_What is expected_
Extract, in full, the lines below, beginning at the first and ending with the line that contains "from matplotlib.patches import Patch". Pictures do not belong in the copy.
>> start
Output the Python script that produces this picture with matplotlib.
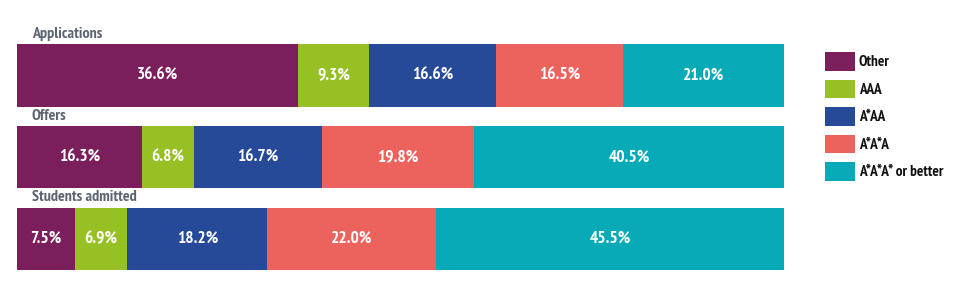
import matplotlib
matplotlib.use("Agg")
import matplotlib.pyplot as plt
from matplotlib import font_manager as fm
from matplotlib.patches import Patch

names = {f.name for f in fm.fontManager.ttflist}
FONT = "DejaVu Sans"
for cand in ["PT Sans Narrow", "Fira Sans Condensed", "Roboto Condensed", "Open Sans Condensed"]:
    if cand in names:
        FONT = cand
        break

groups = ["Applications", "Offers", "Students admitted"]
categories = ["Other", "AAA", "A*AA", "A*A*A", "A*A*A* or better"]
other = [36.6, 16.3, 7.5]
aaa = [9.3, 6.8, 6.9]
astar_aa = [16.6, 16.7, 18.2]
astar2_a = [16.5, 19.8, 22.0]
astar3 = [21.0, 40.5, 45.5]
series = [other, aaa, astar_aa, astar2_a, astar3]
colors = ["#7b1e5c", "#97c024", "#264a98", "#ec635e", "#08aab7"]

W, H = 965, 291
fig = plt.figure(figsize=(W / 100, H / 100), dpi=100)
ax = fig.add_axes([17 / W, 0, (784 - 17) / W, 1])
ax.set_xlim(0, 100)
ax.set_ylim(2.636, -0.9235)
ax.axis("off")

ypos = list(range(len(groups)))
left = [0.0] * len(groups)
for vals, col in zip(series, colors):
    ax.barh(ypos, vals, left=left, height=0.76, color=col, edgecolor="none")
    for i, v in enumerate(vals):
        ax.text(left[i] + v / 2, ypos[i], f"{v:.1f}%", ha="center", va="center",
                color="white", fontsize=12.5, fontweight="bold", family=FONT)
    left = [l + v for l, v in zip(left, vals)]

for i, g in enumerate(groups):
    ax.text(1.9, ypos[i] - 0.51, g, ha="left", va="center", color="#5d6570",
            fontsize=11.5, fontweight="bold", family=FONT)

handles = [Patch(facecolor=c, edgecolor="none") for c in colors]
leg = fig.legend(handles, categories, loc="upper left",
                 bbox_to_anchor=(825 / W, 1 - 52 / H), frameon=False,
                 handlelength=1.96, handleheight=1.5, handletextpad=0.26,
                 labelspacing=0.58, borderaxespad=0, borderpad=0,
                 prop={"family": FONT, "weight": "bold", "size": 11})
for t in leg.get_texts():
    t.set_color("#111111")

fig.savefig("out.png", dpi=100)
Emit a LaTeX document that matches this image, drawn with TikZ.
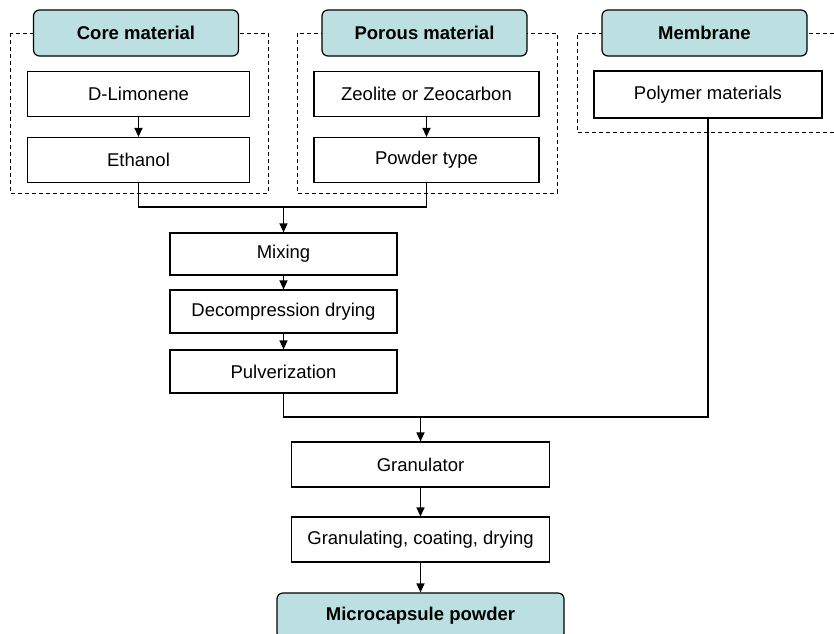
>> end
_Response to this task_
Output the Python script that produces this picture with matplotlib.
import matplotlib
matplotlib.use("Agg")
import matplotlib.pyplot as plt
from matplotlib import font_manager as fm
from matplotlib.patches import Patch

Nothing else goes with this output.